To develop these, they studied hours of slow motion films and videos of birds, bats and planes figuring out, for instrance, why small birds fly differently to large ones. They learned the physics of flight, and were able to base their rigs and animation on real examples, not on other dragon movies.

“This was probably our single most time-consuming task, but also saved us the most time in terms of the whole project later on. When you consider the number of sequences involving flying dragons, multiplied by the number of dragons including those involving crowds of dragons – developing those cycles saved us a tremendous amount of time. Furthermore, each performance would run through several cycle speeds within one scene, from slow to fast, so we had to make sure they would work together and blend into each other.”

Rigging the future

Gains made while making this film alone assure Simon that more new developments still lie ahead in other films. “Computer animation techniques for water or fire are such that audiences notice when they are not working, but when they do work, no one is aware of them. A case in point is Stoick’s beard,” said Simon. “The amount of geometry and simulations making each hair ‘talk’ to the next so that they don’t run into each other and move in a realistic way is quite remarkable. The beard and hairs were simulated, meaning the computer calculated where each hair would be at a certain time. If you moved fast, the beard had to drag behind according to how the computer calculated all the different attributes such as gravity, drag and inertia within each volume.
“The rigger on this beard, Sean Nolan, had to make sure the hairs didn’t run into the body, and reacted to the lip sync and facial movement.

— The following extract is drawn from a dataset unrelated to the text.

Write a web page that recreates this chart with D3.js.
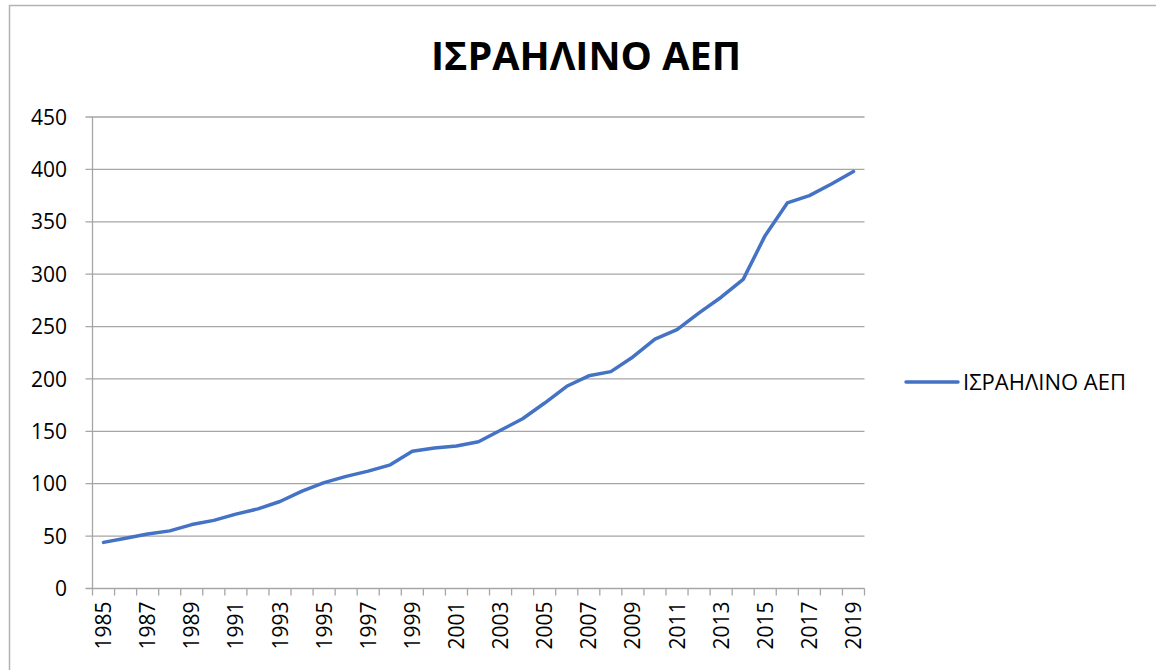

So many parameters influenced how that worked. Two or three years earlier, no one could have imagined the way they were able to do it now. It’s all due to the speed of modern computers, how advanced software has become and how much faster artists are able to find solutions to different types of problems.
“These riggers working behind us make us animators look like geniuses! The research put into this beard really pushed the medium and challenges on other studios to do similar work – and that is really exciting to me.”